La vida, los devenires, las amistades me han traído a la feria de un pueblo que linda con Murcia. Aquí, donde Almería comienza a parecerse a la Región por aquello de los paisajes colmados de invernaderos, las ferias no son demasiado diferentes a las nuestras, a las de aquellos municipios que miran a Córdoba y hacen algo parecido salvaguardando la esencia familiar de los eternos conocidos entre sí. En estas también coinciden las amistades a las que el destino ha puesto kilómetros de por medio a costa de las carreras en ciudades extranjeras, de los sueños que no entienden de fronteras.
En estas, las casetas son abiertas y convergen en una especie de plaza de albero. Se llaman según las hermandades que las forman. Está la del Paso Negro, la del Paso Blanco y la del Paso Morado. Y un par más que llevan el nombre de agrupaciones flamencas. En las que las copas salen gratis, previa carantoña acaramelada a la camarera de los blancos. En estas, la dinámica es la misma. Los pasos de baile se esmeran conforme suceden las horas de las ferias interminables. Las niñas guapas miran de reojo a los niños altos y morenos que apuran la penúltima copa.
De todo esto es consciente Don Jose Luis, que bebe un gin tonic de Beefeater con tónica Schweppes —no consiente que le tomen el pelo con otras marcas porque ese es el gintonic, su gintonic— al fondo de la barra con cara de pocos amigos, bolsas de ojos cansados y miradas pinchadas en él desde la mesa del fondo que se descubre tras la maraña de gente cantando hasta quedarse sin voz.
Esa mesa en la que se sientan los que fueran sus compañeros de empresa, de la que lo echaron a patadas cuando las cosas fueron mal. Cuando le dio a la policía por investigar las prácticas moralmente reprochables que él dirigía, con el beneplácito de sus compañeros. Colegas que ahora le miran con ojos criticones.
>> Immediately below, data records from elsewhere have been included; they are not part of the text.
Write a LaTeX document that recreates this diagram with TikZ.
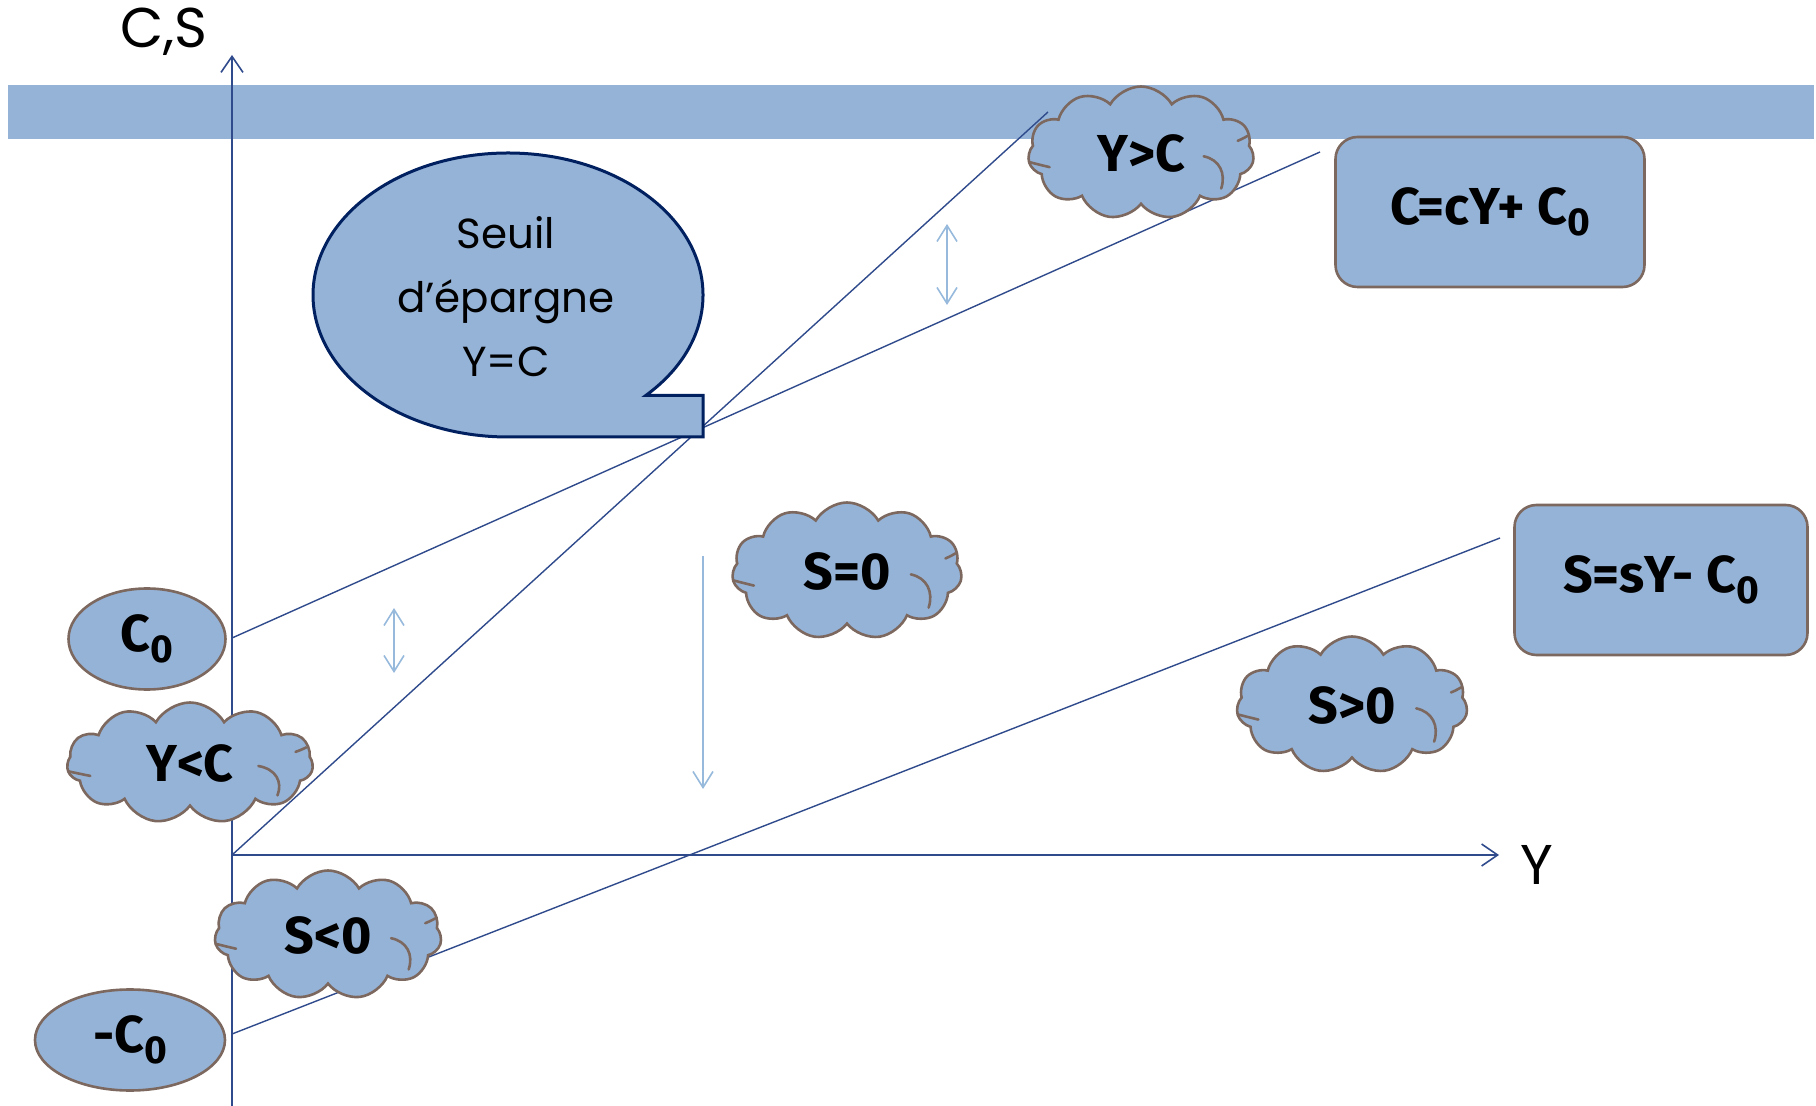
\documentclass[tikz,border=0pt]{standalone}
\usepackage{fontspec}
\usepackage{graphicx}
\usetikzlibrary{shapes.symbols,shapes.geometric,arrows.meta}
\newfontfamily\labfont{Poppins}
\newfontfamily\cloudfont{Fira Sans}
\definecolor{fillblue}{RGB}{149,179,215}
\definecolor{edgebrown}{RGB}{124,104,94}
\definecolor{linenavy}{RGB}{47,75,140}
\definecolor{bubbleedge}{RGB}{0,32,96}
\definecolor{arrowlight}{RGB}{150,185,220}
\newcommand\subz{\raisebox{-0.22em}{\scalebox{0.75}{0}}}
\newcommand\cloudmarks[3]{%
  \begin{scope}[shift={(#1.center)}, xscale=#2, yscale=#3]
    \draw[cloudmark] (-337,28) .. controls (-310,35) .. (-277,43);
    \draw[cloudmark] (190,10) .. controls (238,20) and (258,62) .. (243,108);
    \draw[cloudmark] (293,-37) .. controls (305,-42) .. (323,-52);
  \end{scope}}
\begin{document}
\begin{tikzpicture}[x=0.5pt,y=-0.5pt,
  axisline/.style={draw=linenavy, line width=0.8pt, -{Straight Barb[length=8pt,width=11pt]}},
  graphline/.style={draw=linenavy, line width=0.7pt},
  hint/.style={draw=arrowlight, line width=0.8pt},
  hintboth/.style={hint, {Straight Barb[length=8pt,width=10pt]}-{Straight Barb[length=8pt,width=10pt]}},
  hintone/.style={hint, -{Straight Barb[length=8pt,width=10pt]}},
  boldtext/.style={font=\cloudfont\bfseries\fontsize{26}{30}\selectfont},
  cloudnode/.style={cloud, cloud puffs=11, cloud puff arc=120, cloud ignores aspect,
    draw=edgebrown, line width=1.3pt, fill=fillblue, inner sep=0pt, boldtext},
  cloudmark/.style={draw=edgebrown, line width=1.3pt, line cap=round},
  ovalnode/.style={ellipse, draw=edgebrown, line width=1.3pt, fill=fillblue, inner sep=0pt, boldtext},
  eqbox/.style={rectangle, rounded corners=11pt, draw=edgebrown, line width=1.3pt, fill=fillblue, inner sep=0pt, boldtext},
  axislabel/.style={font=\labfont\fontsize{28}{32}\selectfont},
  bubbletext/.style={font=\labfont\fontsize{21}{32}\selectfont, align=center}
]
\useasboundingbox (0,0) rectangle (1816,1106);
% band
\fill[fillblue] (8,85) rectangle (1814,139);
% axes
\coordinate (O) at (232,855);
\coordinate (ytop) at (232,55);
\coordinate (ybot) at (232,1106);
\coordinate (xend) at (1499,855);
\draw[axisline] (ybot) -- (ytop);
\draw[axisline] (O) -- (xend);
\node[axislabel] (cslabel) at (164,32) {C,S};
\node[axislabel] (ylabel) at (1537,865) {Y};
% graph lines
\coordinate (c0pt) at (232,638);
\coordinate (cend) at (1320,152);
\coordinate (yend) at (1048,112);
\coordinate (s0pt) at (232,1034);
\coordinate (send) at (1500,538);
\draw[graphline] (c0pt) -- (cend);
\draw[graphline] (O) -- (yend);
\draw[graphline] (s0pt) -- (send);
% hint arrows
\coordinate (h1a) at (394,608); \coordinate (h1b) at (394,673);
\coordinate (h2a) at (947,224); \coordinate (h2b) at (947,305);
\coordinate (h3a) at (703,556); \coordinate (h3b) at (703,789);
\draw[hintboth] (h1a) -- (h1b);
\draw[hintboth] (h2a) -- (h2b);
\draw[hintone] (h3a) -- (h3b);
% speech bubble
\filldraw[fill=fillblue, draw=bubbleedge, line width=1.5pt]
  (645.9,395.4) arc[start angle=45, end angle=-270, x radius=195, y radius=142]
  -- (703,437) -- (703,395.4) -- cycle;
\node[bubbletext] (seuil) at (506,297) {Seuil\\d’épargne\\Y=C};
% boxes and ovals
\node[eqbox, minimum width=154.5pt, minimum height=75pt] (ceq) at (1490,212) {C=cY+ C\subz};
\node[eqbox, minimum width=146.5pt, minimum height=75pt] (seq) at (1661,580) {S=sY- C\subz};
\node[ovalnode, minimum width=78.5pt, minimum height=50.5pt] (c0) at (147,639) {C\subz};
\node[ovalnode, minimum width=95pt, minimum height=50.5pt] (mc0) at (130,1040) {-C\subz};
% clouds
\node[cloudnode, minimum width=113pt, minimum height=66.5pt] (ygc) at (1141,153) {Y>C};
\cloudmarks{ygc}{0.330}{0.329}
\node[cloudnode, minimum width=123pt, minimum height=60.5pt] (ylc) at (190,763) {Y<C};
\cloudmarks{ylc}{0.360}{0.300}
\node[cloudnode, minimum width=115pt, minimum height=68.5pt] (szero) at (847,571) {S=0};
\cloudmarks{szero}{0.336}{0.339}
\node[cloudnode, minimum width=115.5pt, minimum height=68.5pt] (sgt) at (1352,705) {S>0};
\cloudmarks{sgt}{0.338}{0.339}
\node[cloudnode, minimum width=113.5pt, minimum height=64.5pt] (slt) at (328,935) {S<0};
\cloudmarks{slt}{0.332}{0.319}
\end{tikzpicture}
\end{document}
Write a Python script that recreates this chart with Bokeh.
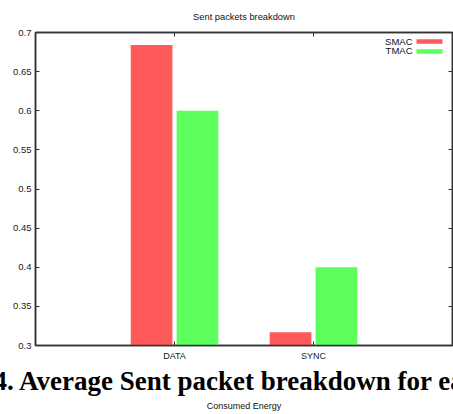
from bokeh.plotting import figure
from bokeh.models import (FactorRange, Range1d, FixedTicker, NumeralTickFormatter, LinearAxis,
                          CategoricalAxis, CustomJSTickFormatter, Label, BoxAnnotation,
                          ColumnDataSource, Title)
from bokeh.transform import dodge
from bokeh.embed import file_html
from bokeh.resources import INLINE

# ---- data ----
categories = ["DATA", "SYNC"]
smac = [0.684, 0.317]
tmac = [0.600, 0.400]
y_ticks = [0.3, 0.35, 0.4, 0.45, 0.5, 0.55, 0.6, 0.65, 0.7]
series_names = ["SMAC", "TMAC"]
colors = ["#ff5a5a", "#5cff5c"]

title_text = "Sent packets breakdown"
caption_text = "4. Average Sent packet breakdown for ea"
next_title_text = "Consumed Energy"

src = ColumnDataSource(dict(cat=categories, smac=smac, tmac=tmac))

AX = "#333333"
FONT = "Liberation Sans"

p = figure(width=453, height=414,
           x_range=FactorRange(*categories, range_padding=0.5, range_padding_units="absolute"),
           y_range=Range1d(0.3, 0.7),
           output_backend="svg", toolbar_location=None,
           min_border_left=35, min_border_right=1, min_border_top=32, min_border_bottom=69)

p.xgrid.visible = False
p.ygrid.visible = False
p.outline_line_color = AX
p.outline_line_width = 1.5
p.background_fill_color = "white"
p.border_fill_color = "white"

p.vbar(x=dodge("cat", -0.165, range=p.x_range), top="smac", bottom=0, width=0.30,
       source=src, fill_color=colors[0], line_color=None)
p.vbar(x=dodge("cat", 0.165, range=p.x_range), top="tmac", bottom=0, width=0.30,
       source=src, fill_color=colors[1], line_color=None)

# left axis
ya = p.yaxis[0]
ya.ticker = FixedTicker(ticks=y_ticks)
ya.formatter = NumeralTickFormatter(format="0.[00]")
ya.major_tick_in = 4
ya.major_tick_out = 0
ya.minor_tick_line_color = None
ya.axis_line_color = AX
ya.axis_line_width = 1.5
ya.major_tick_line_color = AX
ya.major_label_text_font = FONT
ya.major_label_text_font_size = "9.5px"
ya.major_label_text_color = "#222222"
ya.major_label_standoff = 4

# bottom axis
xa = p.xaxis[0]
xa.major_tick_in = 4
xa.major_tick_out = 0
xa.axis_line_color = AX
xa.axis_line_width = 1.5
xa.major_tick_line_color = AX
xa.major_label_text_font = FONT
xa.major_label_text_font_size = "9px"
xa.major_label_text_color = "#222222"
xa.major_label_standoff = 5

blank = CustomJSTickFormatter(code="return ''")
ra = LinearAxis(ticker=FixedTicker(ticks=y_ticks), formatter=blank, major_tick_in=4, major_tick_out=0,
                minor_tick_line_color=None, axis_line_color=AX, axis_line_width=1.5,
                major_tick_line_color=AX, major_label_standoff=0, major_label_text_font_size="1px")
p.add_layout(ra, "right")
ta = CategoricalAxis(major_tick_in=4, major_tick_out=0, axis_line_color=AX, axis_line_width=1.5,
                     major_tick_line_color=AX, major_label_standoff=0, major_label_text_font_size="1px",
                     major_label_text_color=None)
p.add_layout(ta, "above")

# title
p.title.text = title_text
p.title.align = "center"
p.title.vertical_align = "top"
p.title.text_font = FONT
p.title.text_font_style = "normal"
p.title.text_font_size = "9.3px"
p.title.text_color = "#111111"
p.title.standoff = 18

# legend (gnuplot style: text left, swatch right), frame-relative screen units
text_y = [304.3, 295.3]
swatch_y = [304, 294]
for name, col, ty, sy in zip(series_names, colors, text_y, swatch_y):
    p.add_layout(Label(x=377, y=ty, x_units="screen", y_units="screen", text=name,
                       text_align="right", text_baseline="middle", text_font=FONT,
                       text_font_size="9.5px", text_color="#111111"))
    p.add_layout(BoxAnnotation(left=381, right=407, top=sy + 2.3, bottom=sy - 2.3,
                               left_units="screen", right_units="screen",
                               top_units="screen", bottom_units="screen",
                               fill_color=col, fill_alpha=1.0, line_color=None))

# caption and next figure title below
cap = Title(text=caption_text, align="left", offset=-42, vertical_align="bottom", standoff=0,
            text_font="Liberation Serif", text_font_style="bold", text_font_size="27px",
            text_color="#000000")
p.add_layout(cap, "below")
nxt = Title(text=next_title_text, align="center", offset=0, vertical_align="bottom", standoff=6,
            text_font=FONT, text_font_style="normal", text_font_size="9px", text_color="#111111")
p.add_layout(nxt, "below")

open("out.html", "w").write(file_html(p, INLINE))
Están todos. Está la contable echando pestes de él. Está la de Comunicación haciendo gala de que lo echaron a tiempo. Está el abogado que sacrificó a Don José Luis para salvar su culo y el de sus jefes. Está el que ocupó su puesto renegando del que fue su jefe. No está el colega de Don José Luis, que era externo de la empresa pero se llevaba con todos. El que le ayudaba con los trapicheos y le ponía los contactos encima de la mesa. No está porque se la Guardia Civil llamó a su puerta y le ofreció una habitación sin ventanas y con rejas.
Pero, de todos los que están en la mesa, por supuesto, está “el 1”. El CEO, el gerifalte de todo aquello, que hace como si nada, que ni mira a Don José Luis porque si le preguntasen por él negaría su existencia. Está serio pero suelta alguna carcajada momentánea y preparada cuando sus compis le meten una pulla a Don José Luis. Cuando le dicen que él es el próximo y que se va con su colega Víctor a la cárcel, pero que ellos no tienen nada que temer.
A todo eso es indiferente Don José Luis, del que me han contado que la lió parda con los trapicheos y que ahora todo el pueblo reniega de él. Don José Luis se dedica a parar la mirada, con cara de indiferencia absoluta, en las niñas guapas que miran de reojo a los chicos altos y morenos que apuran la penúltima copa. A preocuparse por su codo empinado en la barra. A sacar un cigarrillo de su cajeta medio vacía de Ducados Rubio. A terminarse el cigarro con elegancia. A dejarlo caer y que este rebote sobre el suelo de cartón, subiendo cinematográficamente un par de centímetros tras el rebote para después pisarlo.
A Don José Luis lo siguen llamando de Don. Le siguen sirviendo copas que él paga sacando un billete de 50 euros, como el que le ha dado a la chica bonita 20 años menor que él que se ha acercado a darle un beso en la mejilla. En todos los pueblos hay un Don José Luis. En todos hay una persona a la que le da exactamente igual los comentarios de las personas que lo miran.
En estas, en las que yo me fijo en Don José Luis, me acuerdo de que se ha terminado mi gintonic. Y voy a pedirme otro. Él, serenísima elegancia llena de soberbia. Rey de las noches de bohemia, soberano de la juerga, mafioso de la filosofía, flamenquito y correrías, catastrófico en amor. Me suelta con inexpresiva y elegantísima cara de dureza inexplicable.
Tu eres de fuera. Pero te has fijado. Te voy a confesar un secreto: a ellos también les llega la mierda hasta el cuello.